El jueves 5 de marzo de este año, mientras hacía la cola en la caja del Supermarket El Dorado ubicado sobre el Boulevard Artigas de Punta del Este, un zapallo cayó desde una altura de un metro e impactó de lleno sobre el dedo gordo de mi pie derecho. Pasaron más de ocho meses hasta que la uña del dedo en cuestión se recompuso. Cada vez que Pedro veía el dedo negro me preguntaba si me había dolido. Hasta que un día de la semana pasada me hizo notar que ya no tenía más el dedo negro. "Ah, es verdad", le dije como si no me importaba. Y me importaba mucho.

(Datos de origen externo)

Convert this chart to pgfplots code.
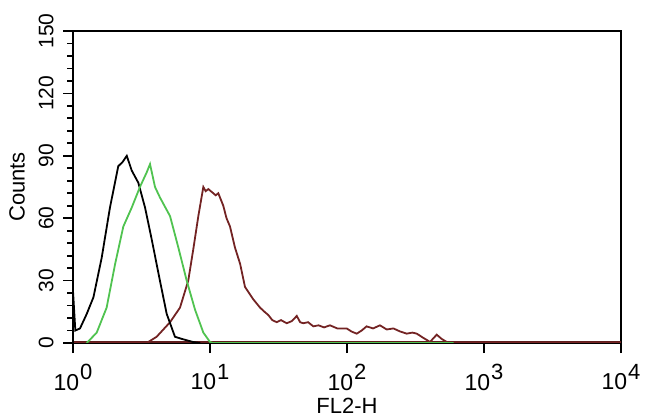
\documentclass[border=0pt]{standalone}
\usepackage{pgfplots}
\pgfplotsset{compat=1.18}
\usepackage{fontspec}
\setmainfont{Liberation Sans}
\definecolor{fgreen}{RGB}{80,195,80}
\definecolor{fbrown}{RGB}{115,35,35}
\newcommand{\tl}[1]{10\kern0.5pt\raisebox{0.45em}{\fontsize{11}{12}\selectfont #1}}
\begin{document}
\begin{tikzpicture}[x=0.5pt,y=0.5pt]
\path[use as bounding box] (-73,-75) rectangle (577,343);
\begin{axis}[
  at={(0,0)}, anchor=south west,
  scale only axis, width=274pt, height=156pt,
  xmode=log, log basis x=10,
  xmin=1, xmax=10000, ymin=0, ymax=150,
  xtick={1,10,100,1000,10000},
  xticklabels={\tl{0},\tl{1},\tl{2},\tl{3},\tl{4}},
  ytick={0,30,60,90,120,150},
  minor y tick num=4,
  /pgf/number format/assume math mode=true,
  tick align=outside,
  major tick length=5pt, minor tick length=3pt,
  xtick pos=bottom, ytick pos=left,
  tick style={black, line width=0.9pt},
  axis line style={black, line width=1pt},
  xticklabel style={font=\fontsize{11.5}{13}\selectfont, anchor=north, inner sep=1pt, yshift=-4.5pt},
  yticklabel style={font=\fontsize{10.5}{12}\selectfont, rotate=90, anchor=south, inner sep=4.5pt},
  xlabel={FL2-H}, ylabel={Counts},
  xlabel style={font=\fontsize{11}{13}\selectfont, at={(axis description cs:0.5,-0.2)}, anchor=center},
  ylabel style={font=\fontsize{11}{13}\selectfont, at={(axis description cs:-0.102,0.5)}, anchor=center},
  clip=true,
]
% baseline (zero counts)
\addplot[fbrown!85!black, line width=1.6pt] coordinates {(1,0) (10000,0)};
% brown (sample)
\addplot[fbrown, line width=0.9pt] coordinates {
(1,0) (3.45,0) (4.08,3) (5.11,10) (6.04,17) (6.94,30) (7.55,45) (8.22,61)
(8.94,75) (9.3,73) (9.72,74) (10.57,72) (11.0,71) (11.5,72) (12.5,66) (13.2,60) (14.0,56)
(15.2,46) (16.6,38) (18.0,27) (19.3,24) (20.7,21) (23.2,17) (25.0,15) (26.6,13.5)
(28.5,11) (30.7,10) (33.0,11) (36.3,9.5) (39.5,10.5) (43.0,13) (45.5,10) (48.0,9.5)
(52.0,10) (56.8,8) (62.0,8.5) (68.0,7.5) (75.1,8.5) (85.0,7) (99.5,7) (108,5.5)
(117.8,4.5) (128,6) (139,8) (155,7) (174,8.5) (195,6.5) (218,7) (245,5.5) (273,4.5)
(300,5) (323,4.5) (360,2.5) (404,0.5) (430,2.5) (452,4) (490,2) (534,0.5) (597,0) (10000,0)};
% black (isotype)
\addplot[black, line width=0.9pt] coordinates {
(1,0) (1,25) (1.04,6) (1.125,7) (1.26,14) (1.41,22) (1.62,41) (1.86,65) (2.14,85)
(2.3,87) (2.47,90) (2.68,83) (3.0,77) (3.36,65) (3.75,50) (4.31,30) (4.83,14)
(5.55,3) (6.2,2) (7.5,0.5) (8.5,0)};
% green
\addplot[fgreen, line width=0.9pt] coordinates {
(1.26,0) (1.49,5) (1.76,17) (2.03,38) (2.33,56) (2.68,65) (3.08,75) (3.45,82)
(3.65,86) (3.97,75) (4.31,70) (5.11,61) (5.87,46) (6.76,30) (7.78,16) (8.94,5)
(10,0.5) (10.5,0) (600,0)};
\end{axis}
\end{tikzpicture}
\end{document}
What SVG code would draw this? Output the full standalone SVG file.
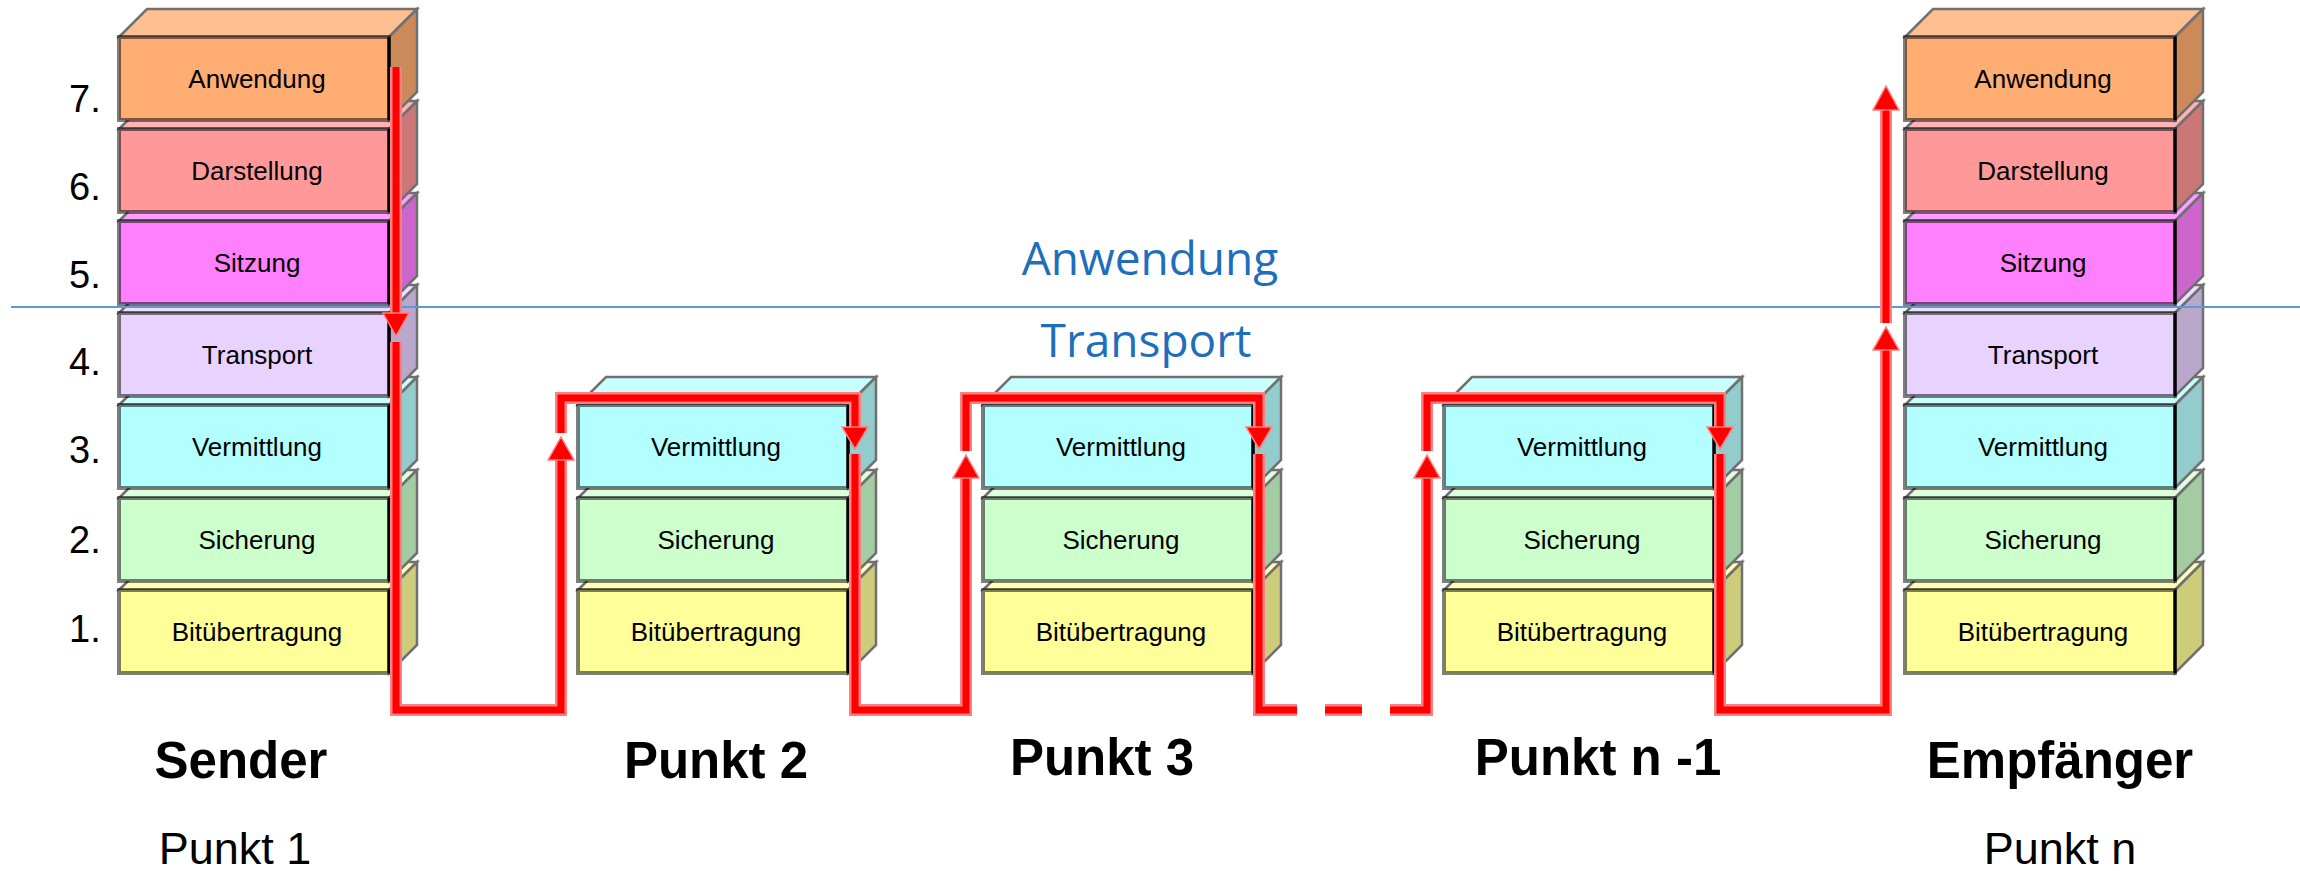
<svg xmlns="http://www.w3.org/2000/svg" width="2300" height="871" viewBox="0 0 2300 871">
<style>
  .t { fill:var(--t); stroke:#707070; stroke-width:2.5; stroke-linejoin:miter; }
  .s { fill:var(--s); stroke:#707070; stroke-width:2.5; stroke-linejoin:miter; }
  .f { fill:var(--f); stroke:#000; stroke-opacity:0.5; stroke-width:4; }
  .e { stroke:#000; stroke-width:3; }
  .lbl { font-family:"Liberation Sans", Arial, sans-serif; font-size:26px; text-anchor:middle; fill:#000; }
  .num { font-family:"Liberation Sans", Arial, sans-serif; font-size:38px; fill:#000; }
  .bold { font-family:"Liberation Sans", Arial, sans-serif; font-size:51px; font-weight:bold; text-anchor:middle; fill:#000; }
  .reg { font-family:"Liberation Sans", Arial, sans-serif; font-size:45px; text-anchor:middle; fill:#000; }
  .blue { font-family:"Open Sans", "Noto Sans", sans-serif; font-size:46px; text-anchor:middle; fill:#1E6EBB; }
  .L7 { --f:#FFAD73; --t:#FFBF90; --s:#CC8A5B; }
  .L6 { --f:#FF9999; --t:#FFB3B3; --s:#CC7777; }
  .L5 { --f:#FF80FF; --t:#FF9EFF; --s:#CC66CC; }
  .L4 { --f:#E8D2FF; --t:#EEDFFF; --s:#B9A8CC; }
  .L3 { --f:#B3FFFF; --t:#C8FFFF; --s:#92CCCC; }
  .L2 { --f:#CCFFCC; --t:#DDFFDD; --s:#A3CCA3; }
  .L1 { --f:#FFFF99; --t:#FFFFB8; --s:#CCCC7A; }
  .halo { fill:none; stroke:#FF8080; stroke-width:12; stroke-linejoin:miter; stroke-linecap:butt; }
  .core { fill:none; stroke:#FF0000; stroke-width:7; stroke-linejoin:miter; stroke-linecap:butt; }
  .arr { fill:#FF0000; stroke:#FF8080; stroke-width:1.5; }
</style>
<defs>
  <g id="box">
    <polygon class="t" points="0,0 28,-28 298,-28 270,0"/>
    <polygon class="s" points="270,0 298,-28 298,55 270,83"/>
    <rect class="f" x="0" y="0" width="270" height="83"/>
    <line class="e" x1="270" y1="0" x2="270" y2="83"/>
  </g>
</defs>

<!-- layer numbers -->
<g id="numbers">
  <text class="num" x="69" y="112">7.</text>
  <text class="num" x="69" y="200">6.</text>
  <text class="num" x="69" y="288">5.</text>
  <text class="num" x="69" y="375">4.</text>
  <text class="num" x="69" y="463">3.</text>
  <text class="num" x="69" y="553">2.</text>
  <text class="num" x="69" y="642">1.</text>
</g>

<!-- Sender stack -->
<g id="sender">
  <g class="L1" transform="translate(119,590)"><use href="#box"/><text class="lbl" x="138" y="51">Bitübertragung</text></g>
  <g class="L2" transform="translate(119,498)"><use href="#box"/><text class="lbl" x="138" y="51">Sicherung</text></g>
  <g class="L3" transform="translate(119,405)"><use href="#box"/><text class="lbl" x="138" y="51">Vermittlung</text></g>
  <g class="L4" transform="translate(119,313)"><use href="#box"/><text class="lbl" x="138" y="51">Transport</text></g>
  <g class="L5" transform="translate(119,221)"><use href="#box"/><text class="lbl" x="138" y="51">Sitzung</text></g>
  <g class="L6" transform="translate(119,129)"><use href="#box"/><text class="lbl" x="138" y="51">Darstellung</text></g>
  <g class="L7" transform="translate(119,37)"><use href="#box"/><text class="lbl" x="138" y="51">Anwendung</text></g>
</g>

<!-- Punkt 2 stack -->
<g id="punkt2">
  <g class="L1" transform="translate(578,590)"><use href="#box"/><text class="lbl" x="138" y="51">Bitübertragung</text></g>
  <g class="L2" transform="translate(578,498)"><use href="#box"/><text class="lbl" x="138" y="51">Sicherung</text></g>
  <g class="L3" transform="translate(578,405)"><use href="#box"/><text class="lbl" x="138" y="51">Vermittlung</text></g>
</g>

<!-- Punkt 3 stack -->
<g id="punkt3">
  <g class="L1" transform="translate(983,590)"><use href="#box"/><text class="lbl" x="138" y="51">Bitübertragung</text></g>
  <g class="L2" transform="translate(983,498)"><use href="#box"/><text class="lbl" x="138" y="51">Sicherung</text></g>
  <g class="L3" transform="translate(983,405)"><use href="#box"/><text class="lbl" x="138" y="51">Vermittlung</text></g>
</g>

<!-- Punkt n-1 stack -->
<g id="punktn1">
  <g class="L1" transform="translate(1444,590)"><use href="#box"/><text class="lbl" x="138" y="51">Bitübertragung</text></g>
  <g class="L2" transform="translate(1444,498)"><use href="#box"/><text class="lbl" x="138" y="51">Sicherung</text></g>
  <g class="L3" transform="translate(1444,405)"><use href="#box"/><text class="lbl" x="138" y="51">Vermittlung</text></g>
</g>

<!-- Empfaenger stack -->
<g id="empfaenger">
  <g class="L1" transform="translate(1905,590)"><use href="#box"/><text class="lbl" x="138" y="51">Bitübertragung</text></g>
  <g class="L2" transform="translate(1905,498)"><use href="#box"/><text class="lbl" x="138" y="51">Sicherung</text></g>
  <g class="L3" transform="translate(1905,405)"><use href="#box"/><text class="lbl" x="138" y="51">Vermittlung</text></g>
  <g class="L4" transform="translate(1905,313)"><use href="#box"/><text class="lbl" x="138" y="51">Transport</text></g>
  <g class="L5" transform="translate(1905,221)"><use href="#box"/><text class="lbl" x="138" y="51">Sitzung</text></g>
  <g class="L6" transform="translate(1905,129)"><use href="#box"/><text class="lbl" x="138" y="51">Darstellung</text></g>
  <g class="L7" transform="translate(1905,37)"><use href="#box"/><text class="lbl" x="138" y="51">Anwendung</text></g>
</g>

<!-- boundary line -->
<g id="boundary">
  <line x1="11" y1="307" x2="2300" y2="307" stroke="#5B9BD5" stroke-width="2"/>
  <text class="blue" x="1150" y="275">Anwendung</text>
  <text class="blue" x="1146" y="357">Transport</text>
</g>

<!-- connectors -->
<g id="connectors">
  <path class="halo" d="M396,67 V318 M396,342 V710 H561 V458 M561,433 V398 H855 V430 M855,454 V710 H966 V476 M966,451 V398 H1259 V430 M1259,454 V710 H1297 M1325,710 H1362 M1390,710 H1427 V476 M1427,451 V398 H1720 V430 M1720,454 V710 H1886 V348 M1886,323 V108"/>
  <path class="core" d="M396,67 V318 M396,342 V710 H561 V458 M561,433 V398 H855 V430 M855,454 V710 H966 V476 M966,451 V398 H1259 V430 M1259,454 V710 H1297 M1325,710 H1362 M1390,710 H1427 V476 M1427,451 V398 H1720 V430 M1720,454 V710 H1886 V348 M1886,323 V108"/>
  <polygon class="arr" points="383,313 409,313 396,336"/>
  <polygon class="arr" points="548,460 574,460 561,437"/>
  <polygon class="arr" points="842,427 868,427 855,449"/>
  <polygon class="arr" points="953,478 979,478 966,455"/>
  <polygon class="arr" points="1246,427 1272,427 1259,449"/>
  <polygon class="arr" points="1414,478 1440,478 1427,455"/>
  <polygon class="arr" points="1707,427 1733,427 1720,449"/>
  <polygon class="arr" points="1873,350 1899,350 1886,327"/>
  <polygon class="arr" points="1873,110 1899,110 1886,86"/>
</g>

<!-- station labels -->
<g id="labels">
  <text class="bold" x="241" y="778">Sender</text>
  <text class="reg" x="235" y="864">Punkt 1</text>
  <text class="bold" x="716" y="778">Punkt 2</text>
  <text class="bold" x="1102" y="775">Punkt 3</text>
  <text class="bold" x="1598" y="775">Punkt n -1</text>
  <text class="bold" x="2060" y="778">Empfänger</text>
  <text class="reg" x="2060" y="864">Punkt n</text>
</g>
</svg>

Casi a la misma vez que la uña negra desaparecía de mi pie, el domingo pasado, mientras los chicos recolectaban limones (sí, recolectaban limones) sentí calor en el dedo índice de mi mano izquierda. Cuando acerqué la mano para ver qué pasaba vi a la abeja, maldita ella, desprendiéndose de su aguijón, que quedó ahí clavado en una de las falanges. La última vez que me había picado una abeja fue casi en el mismo lugar, el jardín de Beby.
Hace casi 30 años.
Ese día lloré, recuerdo. El otro domingo no.